Locks are dewatered on a 20-year cycle. The dewatering is accomplished by placing large bulkheads at the upstream and downstream ends of the lock chamber to prevent the flow of water into the chamber. The dewatering takes between three to four days.
When in normal operation, it takes about seven minutes and 6.2 million gallons of water to fill the lock chamber from the lower pool level to the upper pool level; the difference between the lower and upper pool levels is 6.5 feet.
The lock was dewatered to perform maintenance and repairs, at a cost of about $4.5 million dollars. Maintenance and repair was performed by 60 people including 53 people from the St. Paul District maintenance and repair section and seven seasonal lock and dam staff.
“We’re able to do this with all St. Paul District staff, and it provides jobs to staff who may otherwise be laid off during the non-navigation season,” Jim Rand, chief of locks and dams, said.
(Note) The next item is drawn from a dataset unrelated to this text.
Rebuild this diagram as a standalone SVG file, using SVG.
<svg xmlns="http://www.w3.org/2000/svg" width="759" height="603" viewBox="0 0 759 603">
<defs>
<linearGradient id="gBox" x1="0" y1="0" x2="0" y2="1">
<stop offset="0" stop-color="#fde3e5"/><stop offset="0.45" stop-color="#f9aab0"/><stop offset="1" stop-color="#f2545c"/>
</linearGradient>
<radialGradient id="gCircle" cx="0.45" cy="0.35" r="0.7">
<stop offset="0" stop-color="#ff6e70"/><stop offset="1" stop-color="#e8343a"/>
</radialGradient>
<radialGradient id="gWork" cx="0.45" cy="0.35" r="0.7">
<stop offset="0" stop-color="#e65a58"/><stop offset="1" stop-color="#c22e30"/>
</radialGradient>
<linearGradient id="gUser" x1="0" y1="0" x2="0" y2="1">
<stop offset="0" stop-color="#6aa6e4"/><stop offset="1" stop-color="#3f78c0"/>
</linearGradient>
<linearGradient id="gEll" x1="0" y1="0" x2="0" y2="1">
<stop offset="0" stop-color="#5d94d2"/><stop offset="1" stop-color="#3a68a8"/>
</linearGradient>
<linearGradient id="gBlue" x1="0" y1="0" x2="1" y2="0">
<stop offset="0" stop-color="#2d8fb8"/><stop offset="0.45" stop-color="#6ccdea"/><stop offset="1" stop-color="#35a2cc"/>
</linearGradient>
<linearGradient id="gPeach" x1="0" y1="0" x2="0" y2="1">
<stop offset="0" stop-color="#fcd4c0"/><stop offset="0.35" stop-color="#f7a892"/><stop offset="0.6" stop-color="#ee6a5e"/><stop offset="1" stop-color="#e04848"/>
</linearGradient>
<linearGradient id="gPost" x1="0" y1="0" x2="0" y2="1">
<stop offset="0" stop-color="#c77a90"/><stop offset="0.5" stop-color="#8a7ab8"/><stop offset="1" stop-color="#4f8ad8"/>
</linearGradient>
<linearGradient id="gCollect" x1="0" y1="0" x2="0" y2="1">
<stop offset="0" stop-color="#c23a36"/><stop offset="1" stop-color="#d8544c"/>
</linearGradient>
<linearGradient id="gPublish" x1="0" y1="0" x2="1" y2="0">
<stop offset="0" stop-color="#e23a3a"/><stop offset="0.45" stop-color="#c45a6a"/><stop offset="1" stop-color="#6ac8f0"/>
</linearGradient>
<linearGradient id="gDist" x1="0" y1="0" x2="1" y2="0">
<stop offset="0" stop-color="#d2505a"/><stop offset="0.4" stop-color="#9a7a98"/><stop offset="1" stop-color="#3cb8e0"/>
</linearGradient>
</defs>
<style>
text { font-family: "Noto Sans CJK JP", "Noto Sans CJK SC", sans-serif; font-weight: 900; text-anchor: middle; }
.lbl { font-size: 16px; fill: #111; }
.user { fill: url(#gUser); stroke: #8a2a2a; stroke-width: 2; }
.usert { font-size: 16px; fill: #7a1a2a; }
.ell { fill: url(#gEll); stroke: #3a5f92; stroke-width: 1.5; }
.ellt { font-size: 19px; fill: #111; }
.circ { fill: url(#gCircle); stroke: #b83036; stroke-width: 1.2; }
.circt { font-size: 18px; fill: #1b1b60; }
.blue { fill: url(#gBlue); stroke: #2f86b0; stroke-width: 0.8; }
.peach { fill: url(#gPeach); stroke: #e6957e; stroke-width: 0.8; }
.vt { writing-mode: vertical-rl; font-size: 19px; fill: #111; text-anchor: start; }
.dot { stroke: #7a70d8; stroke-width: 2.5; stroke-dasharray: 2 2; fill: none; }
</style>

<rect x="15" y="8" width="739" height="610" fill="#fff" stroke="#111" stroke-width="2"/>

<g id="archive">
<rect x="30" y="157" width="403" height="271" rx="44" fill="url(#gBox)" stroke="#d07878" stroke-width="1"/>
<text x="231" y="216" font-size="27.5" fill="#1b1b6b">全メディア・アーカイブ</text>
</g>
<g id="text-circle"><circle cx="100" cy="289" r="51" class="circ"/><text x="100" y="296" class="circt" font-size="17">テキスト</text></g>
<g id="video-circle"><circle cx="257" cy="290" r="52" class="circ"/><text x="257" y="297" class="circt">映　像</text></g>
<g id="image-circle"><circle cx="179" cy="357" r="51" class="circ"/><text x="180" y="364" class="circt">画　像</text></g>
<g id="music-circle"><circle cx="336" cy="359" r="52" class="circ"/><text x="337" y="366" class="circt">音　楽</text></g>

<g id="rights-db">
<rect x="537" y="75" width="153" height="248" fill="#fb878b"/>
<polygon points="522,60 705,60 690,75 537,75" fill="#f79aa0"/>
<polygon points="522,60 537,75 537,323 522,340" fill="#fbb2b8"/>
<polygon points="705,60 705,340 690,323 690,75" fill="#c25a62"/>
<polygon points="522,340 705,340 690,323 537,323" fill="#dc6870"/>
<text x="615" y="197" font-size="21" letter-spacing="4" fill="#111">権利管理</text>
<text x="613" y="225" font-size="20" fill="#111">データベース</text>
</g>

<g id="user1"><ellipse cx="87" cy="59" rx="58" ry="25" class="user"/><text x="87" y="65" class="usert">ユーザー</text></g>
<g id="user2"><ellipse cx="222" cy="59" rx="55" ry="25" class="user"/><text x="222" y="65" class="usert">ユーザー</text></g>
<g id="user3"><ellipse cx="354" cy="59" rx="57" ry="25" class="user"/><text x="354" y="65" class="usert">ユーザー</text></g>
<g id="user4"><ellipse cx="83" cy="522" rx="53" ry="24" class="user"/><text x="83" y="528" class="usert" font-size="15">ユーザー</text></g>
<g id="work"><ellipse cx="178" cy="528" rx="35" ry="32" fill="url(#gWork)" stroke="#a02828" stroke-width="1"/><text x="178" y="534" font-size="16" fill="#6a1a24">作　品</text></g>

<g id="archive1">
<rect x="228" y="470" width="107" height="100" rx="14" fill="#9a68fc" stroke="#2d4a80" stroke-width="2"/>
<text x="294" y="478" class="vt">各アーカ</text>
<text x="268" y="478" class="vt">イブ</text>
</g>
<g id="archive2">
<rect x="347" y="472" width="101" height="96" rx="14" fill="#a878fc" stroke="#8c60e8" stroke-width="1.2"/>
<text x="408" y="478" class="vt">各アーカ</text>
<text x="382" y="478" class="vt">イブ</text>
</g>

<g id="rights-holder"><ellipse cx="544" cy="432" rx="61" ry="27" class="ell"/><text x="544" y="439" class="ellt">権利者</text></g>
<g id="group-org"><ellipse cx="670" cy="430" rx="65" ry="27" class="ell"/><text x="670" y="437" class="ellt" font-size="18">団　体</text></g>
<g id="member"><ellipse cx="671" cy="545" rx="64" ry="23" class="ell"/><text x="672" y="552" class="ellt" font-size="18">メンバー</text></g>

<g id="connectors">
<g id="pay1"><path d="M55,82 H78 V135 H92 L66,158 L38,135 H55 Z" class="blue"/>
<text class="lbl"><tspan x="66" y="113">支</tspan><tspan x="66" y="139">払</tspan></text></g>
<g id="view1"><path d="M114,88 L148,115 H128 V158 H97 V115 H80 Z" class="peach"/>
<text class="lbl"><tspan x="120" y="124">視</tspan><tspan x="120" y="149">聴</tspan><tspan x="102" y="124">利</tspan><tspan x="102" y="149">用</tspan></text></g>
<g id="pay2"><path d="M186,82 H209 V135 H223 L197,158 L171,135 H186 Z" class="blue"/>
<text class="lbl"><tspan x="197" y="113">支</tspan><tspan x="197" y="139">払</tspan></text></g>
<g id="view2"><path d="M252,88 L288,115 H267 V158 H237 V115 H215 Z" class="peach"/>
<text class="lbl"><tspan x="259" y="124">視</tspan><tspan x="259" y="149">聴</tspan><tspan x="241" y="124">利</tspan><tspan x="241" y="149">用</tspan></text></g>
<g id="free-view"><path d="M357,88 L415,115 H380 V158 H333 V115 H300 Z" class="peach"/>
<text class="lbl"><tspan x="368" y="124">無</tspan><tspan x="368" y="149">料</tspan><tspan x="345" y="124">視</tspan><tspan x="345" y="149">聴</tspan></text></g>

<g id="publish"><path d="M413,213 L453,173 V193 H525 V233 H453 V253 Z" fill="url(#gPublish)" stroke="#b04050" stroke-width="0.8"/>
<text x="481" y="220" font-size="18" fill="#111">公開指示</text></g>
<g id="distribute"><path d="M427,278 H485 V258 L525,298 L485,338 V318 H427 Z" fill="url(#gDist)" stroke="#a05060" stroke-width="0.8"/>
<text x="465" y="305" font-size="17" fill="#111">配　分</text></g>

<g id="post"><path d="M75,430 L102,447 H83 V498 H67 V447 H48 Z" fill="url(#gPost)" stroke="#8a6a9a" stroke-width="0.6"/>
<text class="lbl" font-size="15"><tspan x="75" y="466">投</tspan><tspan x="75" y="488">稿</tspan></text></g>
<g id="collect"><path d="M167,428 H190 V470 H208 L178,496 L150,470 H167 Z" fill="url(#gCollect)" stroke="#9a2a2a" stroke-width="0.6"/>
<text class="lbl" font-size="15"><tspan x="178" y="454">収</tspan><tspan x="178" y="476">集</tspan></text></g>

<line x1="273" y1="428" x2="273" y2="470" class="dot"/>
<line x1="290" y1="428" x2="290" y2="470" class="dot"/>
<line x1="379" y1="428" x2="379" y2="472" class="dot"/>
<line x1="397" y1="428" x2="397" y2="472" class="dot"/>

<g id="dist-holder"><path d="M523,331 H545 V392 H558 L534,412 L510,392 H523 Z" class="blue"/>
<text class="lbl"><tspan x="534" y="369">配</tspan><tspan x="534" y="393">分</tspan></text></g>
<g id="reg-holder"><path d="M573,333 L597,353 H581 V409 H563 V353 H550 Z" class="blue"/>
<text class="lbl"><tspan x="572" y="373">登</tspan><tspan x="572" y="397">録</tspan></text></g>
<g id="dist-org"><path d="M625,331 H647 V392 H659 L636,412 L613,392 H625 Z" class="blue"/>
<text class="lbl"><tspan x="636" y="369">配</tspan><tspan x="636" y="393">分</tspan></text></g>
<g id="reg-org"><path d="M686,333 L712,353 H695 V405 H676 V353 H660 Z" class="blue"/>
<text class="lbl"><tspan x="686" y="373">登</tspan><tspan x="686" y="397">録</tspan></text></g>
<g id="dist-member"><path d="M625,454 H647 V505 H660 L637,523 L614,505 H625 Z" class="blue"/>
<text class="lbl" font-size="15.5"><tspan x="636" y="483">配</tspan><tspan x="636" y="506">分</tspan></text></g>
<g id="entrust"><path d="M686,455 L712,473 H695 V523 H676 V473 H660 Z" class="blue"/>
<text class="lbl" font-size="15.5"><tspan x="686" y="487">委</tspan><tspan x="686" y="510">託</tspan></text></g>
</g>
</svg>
The worksite was active 24-hours a day to meet the deadline of reopening in March for the 2021 navigation season.
Joe Schroetter, project manager, said, “We have a luxury here in St. Paul. Because the river freezes up here, we have a pause in shipping traffic where we can perform this necessary maintenance and repair. Down south from us, they don’t have that luxury.”
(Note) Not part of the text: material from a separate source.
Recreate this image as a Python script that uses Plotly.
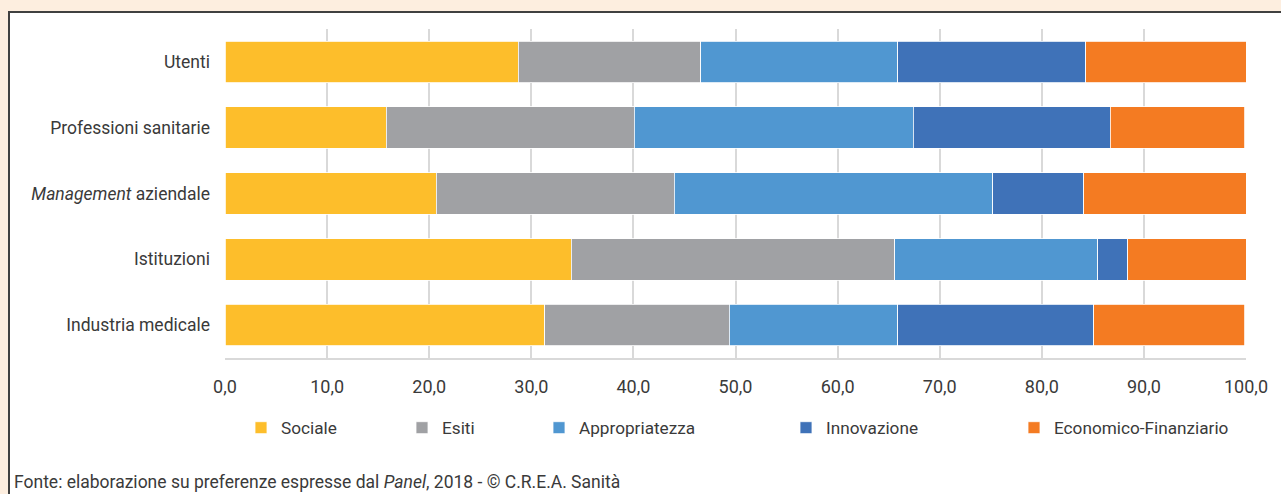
import plotly.graph_objects as go

# categorie (dall'alto verso il basso)
categorie = ["Utenti", "Professioni sanitarie", "<i>Management</i> aziendale",
             "Istituzioni", "Industria medicale"]

serie = ["Sociale", "Esiti", "Appropriatezza", "Innovazione", "Economico-Finanziario"]
sociale = [28.7, 15.8, 20.7, 33.9, 31.3]
esiti = [17.9, 24.3, 23.3, 31.7, 18.1]
appropriatezza = [19.3, 27.3, 31.2, 19.9, 16.5]
innovazione = [18.4, 19.3, 8.9, 2.9, 19.2]
economico = [15.7, 13.2, 15.9, 11.6, 14.8]
valori = [sociale, esiti, appropriatezza, innovazione, economico]
colori = ["#FDBE2B", "#A0A1A4", "#5097D1", "#3F72B8", "#F47B22"]

FONT = "Roboto, sans-serif"
TXT = "#3a3a3a"

# pixel geometry of plot area
L, R, T, B = 225, 35, 29, 136
W, H = 1281 - L - R, 494 - T - B

def px_x(p):
    return (p - L) / W

def px_y(p):
    return (494 - B - p) / H

fig = go.Figure()
legend_text_x = [281, 442, 579, 826, 1054]
for i, (nome, vals, col) in enumerate(zip(serie, valori, colori)):
    lg = "legend" if i == 0 else "legend%d" % (i + 1)
    fig.add_trace(go.Bar(
        y=categorie, x=vals, name=nome, orientation="h",
        marker=dict(color=col, line=dict(color="white", width=0.8)),
        legend=lg, showlegend=True,
    ))

layout_legends = {}
for i, tx in enumerate(legend_text_x):
    key = "legend" if i == 0 else "legend%d" % (i + 1)
    layout_legends[key] = dict(
        x=px_x(tx - 40), xanchor="left", y=px_y(428), yanchor="middle",
        orientation="h", bgcolor="rgba(0,0,0,0)",
        font=dict(family=FONT, size=17.2, color=TXT),
    )

fig.update_layout(
    barmode="stack",
    bargap=0.37,
    width=1281, height=494,
    showlegend=True,
    margin=dict(l=L, r=R, t=T, b=B),
    paper_bgcolor="#FDEEDF",
    plot_bgcolor="white",
    separators=",.",
    font=dict(family=FONT, size=17, color=TXT),
    xaxis=dict(range=[0, 100], dtick=10, tickformat=".1f",
               showgrid=True, gridcolor="#D9D9D9", gridwidth=1.5,
               showline=True, linecolor="#D9D9D9", linewidth=1.5,
               zeroline=False, ticks="", ticklen=0, ticklabelstandoff=12,
               tickfont=dict(family=FONT, size=18, color=TXT)),
    yaxis=dict(autorange="reversed", showgrid=False, ticks="",
               ticklabelstandoff=14, showline=False,
               tickfont=dict(family=FONT, size=17.5, color=TXT)),
    shapes=[dict(type="rect", xref="paper", yref="paper", layer="below",
                 x0=px_x(9), x1=px_x(1300), y0=px_y(520), y1=px_y(12),
                 fillcolor="white", line=dict(color="#404040", width=2))],
    annotations=[dict(
        text="Fonte: elaborazione su preferenze espresse dal <i>Panel</i>, 2018 - © C.R.E.A. Sanità",
        xref="paper", yref="paper", x=px_x(12), y=px_y(482),
        xanchor="left", yanchor="middle", showarrow=False,
        font=dict(family=FONT, size=17.5, color=TXT))],
    **layout_legends,
)

fig.write_html("out.html", config={"displayModeBar": False},
               post_script="document.body.style.margin='0';document.body.style.overflow='hidden';")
Work included sandblasting and repainting the miter gates, concrete repairs and updating the bubbler system used to prevent ice buildup in the lock chamber. Sandblasting will occur overnight to maintain the schedule. Chris Stai, St. Paul District chief of maintenance and repair, said, “It’s cold work. They’re out there at night in the Wisconsin winter, and they can’t use heaters because it could cause rust.”
Maintenance is important to keep the lock and dam running. Schroetter said, “It’s like doing maintenance on your car. If you don’t change your oil and check the fluids, your car will not run. This lock and dam is almost 90 years old and we want to make sure it keeps running for many more years.”